The vitally important question is always – how can such progress be continued and over time, become embedded, sustained and firmly rooted within social work practice? Rapid improvement is one thing and creating a resilient, durable and dominant culture of best practice another. There is always a real danger of a quick return to past deficient models of practice and behaviour if improvement has shallow or insecure roots.

To begin to answer this question in relation to the example used, it is of great significance that managers and practitioners now have a better set of tools to ‘do the job’ in the form of a shared understanding of the basics of good practice and the wherewithal to record practice more clearly and coherently. It was additionally of great importance that this programme of improvement has been closely aligned with key professional values such as the centrality of children and the validation of effective, good quality and reflexive practice.

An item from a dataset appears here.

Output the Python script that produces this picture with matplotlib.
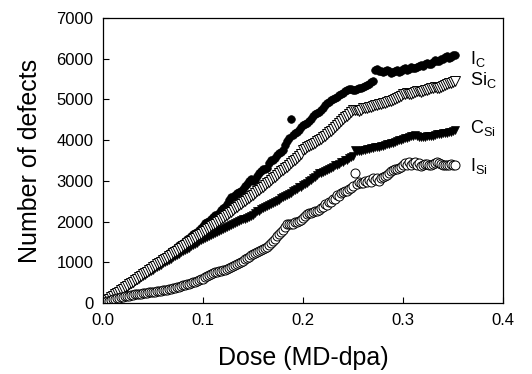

Senior managers were rightly clear that, as the programme ended, that the task was to transfer the responsibility for continued improvement to managers at all levels. This should always be the case. Team and service managers are particularly important in the creation of a ‘business as usual’ culture within teams where shared definitions of good practice and high standards of performance become the norm. It is also important that external scrutiny and triangulation of improvement should continue, but this should move into the background to provide (for example) further mentoring support and periodic fuller reviews to ensure that the trajectory of progress is maintained.